▶ **DATASET CONTENT**
%%

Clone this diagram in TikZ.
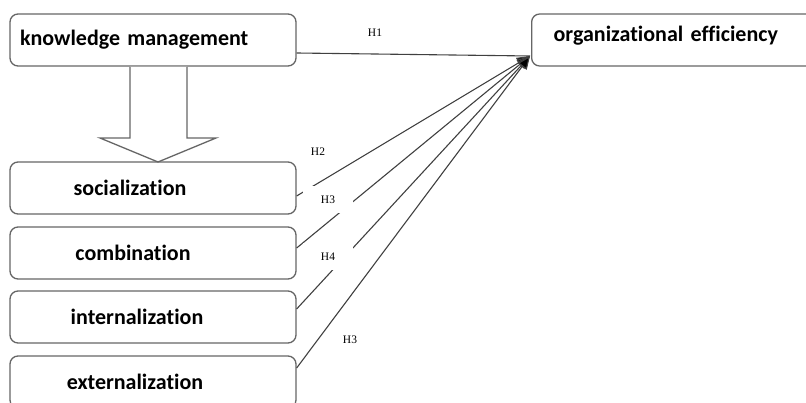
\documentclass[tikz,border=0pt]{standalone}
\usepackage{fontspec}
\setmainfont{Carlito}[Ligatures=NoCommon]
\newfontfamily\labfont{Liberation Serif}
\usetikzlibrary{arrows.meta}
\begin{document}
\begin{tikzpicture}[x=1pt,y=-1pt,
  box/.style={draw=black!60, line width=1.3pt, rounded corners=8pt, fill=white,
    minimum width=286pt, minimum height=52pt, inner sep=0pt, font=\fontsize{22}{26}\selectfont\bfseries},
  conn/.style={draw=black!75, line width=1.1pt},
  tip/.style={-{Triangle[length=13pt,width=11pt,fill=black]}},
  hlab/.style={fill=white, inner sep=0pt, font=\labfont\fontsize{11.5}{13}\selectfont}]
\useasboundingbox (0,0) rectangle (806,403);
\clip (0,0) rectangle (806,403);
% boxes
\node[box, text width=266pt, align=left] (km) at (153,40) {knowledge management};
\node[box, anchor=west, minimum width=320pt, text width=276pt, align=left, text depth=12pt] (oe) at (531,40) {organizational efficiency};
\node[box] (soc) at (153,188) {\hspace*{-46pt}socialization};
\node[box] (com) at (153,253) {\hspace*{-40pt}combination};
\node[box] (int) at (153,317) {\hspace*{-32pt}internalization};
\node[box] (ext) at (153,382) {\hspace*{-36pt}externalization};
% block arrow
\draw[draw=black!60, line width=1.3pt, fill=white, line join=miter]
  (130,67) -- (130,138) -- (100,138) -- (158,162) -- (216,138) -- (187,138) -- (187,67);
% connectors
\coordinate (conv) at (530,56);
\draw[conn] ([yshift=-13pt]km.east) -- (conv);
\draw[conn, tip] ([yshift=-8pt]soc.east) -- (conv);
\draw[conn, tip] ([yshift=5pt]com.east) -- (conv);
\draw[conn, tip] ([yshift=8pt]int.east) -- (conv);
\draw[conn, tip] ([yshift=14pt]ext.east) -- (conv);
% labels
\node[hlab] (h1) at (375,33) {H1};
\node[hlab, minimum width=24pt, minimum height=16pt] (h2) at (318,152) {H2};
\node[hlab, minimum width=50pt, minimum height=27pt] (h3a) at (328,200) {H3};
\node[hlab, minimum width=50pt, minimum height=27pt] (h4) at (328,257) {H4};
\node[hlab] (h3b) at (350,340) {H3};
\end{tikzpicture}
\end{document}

%%

▶ **WHAT TO DO**
Output all of the data exactly as it stands, minus any images.

▶ **CORRECT OUTPUT**
Clone this diagram in TikZ.
\documentclass[tikz,border=0pt]{standalone}
\usepackage{fontspec}
\setmainfont{Carlito}[Ligatures=NoCommon]
\newfontfamily\labfont{Liberation Serif}
\usetikzlibrary{arrows.meta}
\begin{document}
\begin{tikzpicture}[x=1pt,y=-1pt,
  box/.style={draw=black!60, line width=1.3pt, rounded corners=8pt, fill=white,
    minimum width=286pt, minimum height=52pt, inner sep=0pt, font=\fontsize{22}{26}\selectfont\bfseries},
  conn/.style={draw=black!75, line width=1.1pt},
  tip/.style={-{Triangle[length=13pt,width=11pt,fill=black]}},
  hlab/.style={fill=white, inner sep=0pt, font=\labfont\fontsize{11.5}{13}\selectfont}]
\useasboundingbox (0,0) rectangle (806,403);
\clip (0,0) rectangle (806,403);
% boxes
\node[box, text width=266pt, align=left] (km) at (153,40) {knowledge management};
\node[box, anchor=west, minimum width=320pt, text width=276pt, align=left, text depth=12pt] (oe) at (531,40) {organizational efficiency};
\node[box] (soc) at (153,188) {\hspace*{-46pt}socialization};
\node[box] (com) at (153,253) {\hspace*{-40pt}combination};
\node[box] (int) at (153,317) {\hspace*{-32pt}internalization};
\node[box] (ext) at (153,382) {\hspace*{-36pt}externalization};
% block arrow
\draw[draw=black!60, line width=1.3pt, fill=white, line join=miter]
  (130,67) -- (130,138) -- (100,138) -- (158,162) -- (216,138) -- (187,138) -- (187,67);
% connectors
\coordinate (conv) at (530,56);
\draw[conn] ([yshift=-13pt]km.east) -- (conv);
\draw[conn, tip] ([yshift=-8pt]soc.east) -- (conv);
\draw[conn, tip] ([yshift=5pt]com.east) -- (conv);
\draw[conn, tip] ([yshift=8pt]int.east) -- (conv);
\draw[conn, tip] ([yshift=14pt]ext.east) -- (conv);
% labels
\node[hlab] (h1) at (375,33) {H1};
\node[hlab, minimum width=24pt, minimum height=16pt] (h2) at (318,152) {H2};
\node[hlab, minimum width=50pt, minimum height=27pt] (h3a) at (328,200) {H3};
\node[hlab, minimum width=50pt, minimum height=27pt] (h4) at (328,257) {H4};
\node[hlab] (h3b) at (350,340) {H3};
\end{tikzpicture}
\end{document}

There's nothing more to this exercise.